* Problem details: Pick out each line of the records in which the word "standalone" appears.

* Given data:
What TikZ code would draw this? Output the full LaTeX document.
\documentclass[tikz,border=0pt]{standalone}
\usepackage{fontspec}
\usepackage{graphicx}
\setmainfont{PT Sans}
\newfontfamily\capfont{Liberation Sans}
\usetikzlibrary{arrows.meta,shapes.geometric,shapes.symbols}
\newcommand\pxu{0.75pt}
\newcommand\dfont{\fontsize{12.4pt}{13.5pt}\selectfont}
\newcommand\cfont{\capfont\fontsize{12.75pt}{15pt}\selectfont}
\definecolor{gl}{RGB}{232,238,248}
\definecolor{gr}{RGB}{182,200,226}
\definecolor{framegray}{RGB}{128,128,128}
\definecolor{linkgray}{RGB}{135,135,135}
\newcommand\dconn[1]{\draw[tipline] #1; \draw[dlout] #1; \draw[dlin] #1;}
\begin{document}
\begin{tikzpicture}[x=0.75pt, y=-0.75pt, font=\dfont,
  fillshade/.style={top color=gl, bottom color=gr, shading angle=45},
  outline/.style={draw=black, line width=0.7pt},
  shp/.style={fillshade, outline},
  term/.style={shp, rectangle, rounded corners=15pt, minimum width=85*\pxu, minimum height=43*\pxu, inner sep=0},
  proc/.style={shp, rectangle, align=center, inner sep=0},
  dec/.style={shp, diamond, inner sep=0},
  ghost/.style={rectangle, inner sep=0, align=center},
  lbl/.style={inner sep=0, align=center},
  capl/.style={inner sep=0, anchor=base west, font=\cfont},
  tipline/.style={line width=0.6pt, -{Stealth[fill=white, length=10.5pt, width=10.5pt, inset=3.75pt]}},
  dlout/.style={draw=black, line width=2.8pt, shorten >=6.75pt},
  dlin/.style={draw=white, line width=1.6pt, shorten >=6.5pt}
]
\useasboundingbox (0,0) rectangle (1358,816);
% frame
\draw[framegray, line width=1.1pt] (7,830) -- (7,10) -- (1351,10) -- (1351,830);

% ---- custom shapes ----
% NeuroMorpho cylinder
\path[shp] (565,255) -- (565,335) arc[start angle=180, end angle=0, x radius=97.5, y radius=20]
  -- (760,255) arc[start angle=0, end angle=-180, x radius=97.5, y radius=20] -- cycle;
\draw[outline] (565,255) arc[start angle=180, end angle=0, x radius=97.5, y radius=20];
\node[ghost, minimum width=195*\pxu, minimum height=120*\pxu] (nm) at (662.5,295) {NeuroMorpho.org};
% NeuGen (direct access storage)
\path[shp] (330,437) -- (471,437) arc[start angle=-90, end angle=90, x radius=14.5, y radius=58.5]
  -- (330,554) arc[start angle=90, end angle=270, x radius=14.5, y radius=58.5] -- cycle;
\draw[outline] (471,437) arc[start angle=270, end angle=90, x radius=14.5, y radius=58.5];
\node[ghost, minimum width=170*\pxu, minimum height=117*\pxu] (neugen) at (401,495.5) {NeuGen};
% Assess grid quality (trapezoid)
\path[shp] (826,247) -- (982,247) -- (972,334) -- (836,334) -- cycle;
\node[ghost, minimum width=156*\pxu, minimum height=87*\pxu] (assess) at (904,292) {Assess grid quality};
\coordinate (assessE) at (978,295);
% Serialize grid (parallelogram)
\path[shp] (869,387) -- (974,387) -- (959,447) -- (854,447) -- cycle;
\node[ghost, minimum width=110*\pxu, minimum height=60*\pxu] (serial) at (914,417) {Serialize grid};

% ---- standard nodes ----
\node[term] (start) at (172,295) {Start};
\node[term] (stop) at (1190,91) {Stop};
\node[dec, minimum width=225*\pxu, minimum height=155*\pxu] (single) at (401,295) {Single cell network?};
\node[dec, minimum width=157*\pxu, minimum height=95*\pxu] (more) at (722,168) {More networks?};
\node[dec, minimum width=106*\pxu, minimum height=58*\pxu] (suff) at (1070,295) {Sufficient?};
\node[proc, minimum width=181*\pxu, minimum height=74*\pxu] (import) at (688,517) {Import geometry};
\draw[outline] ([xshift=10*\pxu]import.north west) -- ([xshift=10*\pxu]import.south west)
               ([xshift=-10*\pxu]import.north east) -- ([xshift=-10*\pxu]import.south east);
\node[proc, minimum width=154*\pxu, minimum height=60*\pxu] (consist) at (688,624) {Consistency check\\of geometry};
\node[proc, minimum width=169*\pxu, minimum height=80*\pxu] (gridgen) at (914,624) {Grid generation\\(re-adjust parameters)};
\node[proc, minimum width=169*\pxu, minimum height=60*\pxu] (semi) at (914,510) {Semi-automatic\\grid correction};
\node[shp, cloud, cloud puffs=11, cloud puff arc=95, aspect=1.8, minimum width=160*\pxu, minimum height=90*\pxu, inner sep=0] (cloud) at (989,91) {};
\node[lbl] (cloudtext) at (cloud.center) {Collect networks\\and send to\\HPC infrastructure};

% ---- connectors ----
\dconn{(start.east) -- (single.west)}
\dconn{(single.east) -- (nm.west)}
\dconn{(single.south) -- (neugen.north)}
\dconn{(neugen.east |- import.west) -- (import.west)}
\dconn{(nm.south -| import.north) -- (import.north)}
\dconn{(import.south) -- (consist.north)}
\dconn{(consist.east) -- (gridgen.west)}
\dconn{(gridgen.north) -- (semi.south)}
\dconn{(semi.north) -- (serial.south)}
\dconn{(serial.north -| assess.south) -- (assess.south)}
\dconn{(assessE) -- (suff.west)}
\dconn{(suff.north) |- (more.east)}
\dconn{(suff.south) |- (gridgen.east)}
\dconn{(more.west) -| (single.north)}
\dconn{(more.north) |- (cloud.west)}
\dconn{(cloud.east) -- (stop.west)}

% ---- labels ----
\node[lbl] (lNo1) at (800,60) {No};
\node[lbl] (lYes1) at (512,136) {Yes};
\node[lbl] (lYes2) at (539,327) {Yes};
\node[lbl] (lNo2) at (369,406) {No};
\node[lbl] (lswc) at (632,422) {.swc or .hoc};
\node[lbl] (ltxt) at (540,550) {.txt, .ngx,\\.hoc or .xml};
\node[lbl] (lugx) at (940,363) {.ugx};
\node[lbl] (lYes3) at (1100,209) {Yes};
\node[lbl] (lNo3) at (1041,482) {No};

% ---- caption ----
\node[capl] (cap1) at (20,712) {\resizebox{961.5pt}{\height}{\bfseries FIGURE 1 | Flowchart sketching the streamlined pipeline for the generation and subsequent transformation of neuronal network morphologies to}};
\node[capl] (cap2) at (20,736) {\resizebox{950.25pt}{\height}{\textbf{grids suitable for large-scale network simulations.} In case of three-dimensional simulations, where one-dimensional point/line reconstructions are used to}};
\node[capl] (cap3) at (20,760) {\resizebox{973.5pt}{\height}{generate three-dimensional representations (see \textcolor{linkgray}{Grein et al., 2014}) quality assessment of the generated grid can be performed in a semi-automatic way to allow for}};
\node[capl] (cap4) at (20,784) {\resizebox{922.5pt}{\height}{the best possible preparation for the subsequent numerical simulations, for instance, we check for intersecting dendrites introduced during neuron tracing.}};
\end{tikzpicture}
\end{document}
...
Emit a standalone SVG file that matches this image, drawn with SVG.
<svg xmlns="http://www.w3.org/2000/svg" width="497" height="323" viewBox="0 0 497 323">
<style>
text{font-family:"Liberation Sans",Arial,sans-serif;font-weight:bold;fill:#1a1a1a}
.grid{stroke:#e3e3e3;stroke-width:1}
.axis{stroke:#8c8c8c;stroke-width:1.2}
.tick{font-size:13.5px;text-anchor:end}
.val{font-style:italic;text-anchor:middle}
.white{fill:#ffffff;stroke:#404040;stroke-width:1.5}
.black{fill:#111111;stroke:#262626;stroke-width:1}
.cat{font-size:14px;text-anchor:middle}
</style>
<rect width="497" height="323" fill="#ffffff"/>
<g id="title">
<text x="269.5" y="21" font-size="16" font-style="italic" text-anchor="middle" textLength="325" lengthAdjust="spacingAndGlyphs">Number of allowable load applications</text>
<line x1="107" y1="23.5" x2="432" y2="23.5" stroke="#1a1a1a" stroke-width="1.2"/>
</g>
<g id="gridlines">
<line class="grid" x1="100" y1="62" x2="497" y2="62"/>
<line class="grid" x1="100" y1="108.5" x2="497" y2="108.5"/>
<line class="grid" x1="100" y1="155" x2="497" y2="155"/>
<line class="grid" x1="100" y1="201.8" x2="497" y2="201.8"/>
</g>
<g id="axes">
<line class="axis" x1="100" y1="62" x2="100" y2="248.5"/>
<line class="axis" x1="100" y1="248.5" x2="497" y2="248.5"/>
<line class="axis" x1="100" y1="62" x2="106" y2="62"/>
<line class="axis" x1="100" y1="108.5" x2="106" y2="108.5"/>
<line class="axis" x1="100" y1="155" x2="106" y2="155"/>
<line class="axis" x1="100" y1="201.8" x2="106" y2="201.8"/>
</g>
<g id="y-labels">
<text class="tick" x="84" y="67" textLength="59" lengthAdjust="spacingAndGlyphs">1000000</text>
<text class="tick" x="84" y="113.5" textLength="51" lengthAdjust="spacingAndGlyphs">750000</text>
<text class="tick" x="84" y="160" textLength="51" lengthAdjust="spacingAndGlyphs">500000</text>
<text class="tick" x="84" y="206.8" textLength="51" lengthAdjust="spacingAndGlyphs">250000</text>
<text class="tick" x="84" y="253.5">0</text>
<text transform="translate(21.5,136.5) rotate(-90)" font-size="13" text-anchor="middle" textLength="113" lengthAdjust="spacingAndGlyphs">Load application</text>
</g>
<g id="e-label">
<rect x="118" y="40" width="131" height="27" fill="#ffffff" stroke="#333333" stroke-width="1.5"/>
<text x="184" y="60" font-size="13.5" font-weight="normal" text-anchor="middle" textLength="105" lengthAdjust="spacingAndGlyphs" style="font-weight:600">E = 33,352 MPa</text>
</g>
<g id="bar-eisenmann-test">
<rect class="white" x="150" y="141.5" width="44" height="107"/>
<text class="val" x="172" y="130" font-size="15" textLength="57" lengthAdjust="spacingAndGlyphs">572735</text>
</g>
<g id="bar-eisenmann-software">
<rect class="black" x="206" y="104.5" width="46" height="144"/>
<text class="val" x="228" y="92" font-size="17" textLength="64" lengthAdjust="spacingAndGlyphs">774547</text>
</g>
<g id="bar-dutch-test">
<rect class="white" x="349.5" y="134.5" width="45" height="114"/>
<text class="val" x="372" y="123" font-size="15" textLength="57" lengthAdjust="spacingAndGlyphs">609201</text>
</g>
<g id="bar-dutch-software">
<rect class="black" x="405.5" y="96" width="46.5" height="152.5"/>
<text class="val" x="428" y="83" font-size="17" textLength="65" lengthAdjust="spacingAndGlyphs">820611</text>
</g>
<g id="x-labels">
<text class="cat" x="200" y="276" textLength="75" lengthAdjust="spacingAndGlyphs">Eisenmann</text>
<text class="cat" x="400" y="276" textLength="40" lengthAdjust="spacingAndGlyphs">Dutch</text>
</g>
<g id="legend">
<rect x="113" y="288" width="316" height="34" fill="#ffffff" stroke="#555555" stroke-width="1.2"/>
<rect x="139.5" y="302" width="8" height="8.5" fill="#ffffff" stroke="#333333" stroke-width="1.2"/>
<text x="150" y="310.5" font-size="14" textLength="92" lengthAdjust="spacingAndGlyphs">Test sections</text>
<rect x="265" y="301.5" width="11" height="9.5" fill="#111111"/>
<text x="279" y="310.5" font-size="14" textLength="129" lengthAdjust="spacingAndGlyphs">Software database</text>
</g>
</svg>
---
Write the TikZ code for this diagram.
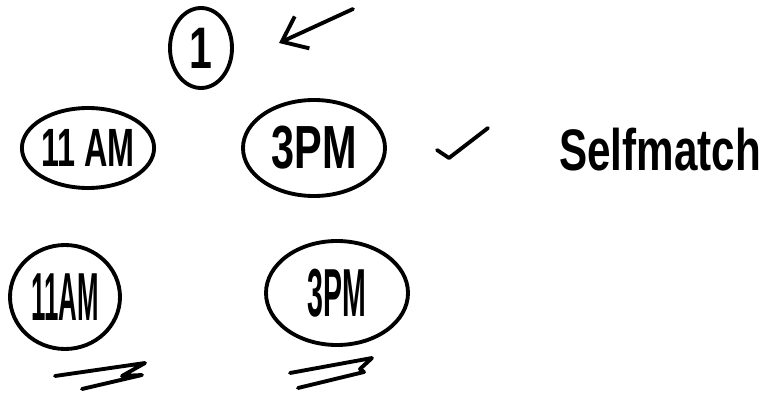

* Task response:
\documentclass[tikz,border=0pt]{standalone}
Emit a standalone SVG file that matches this image, drawn with SVG.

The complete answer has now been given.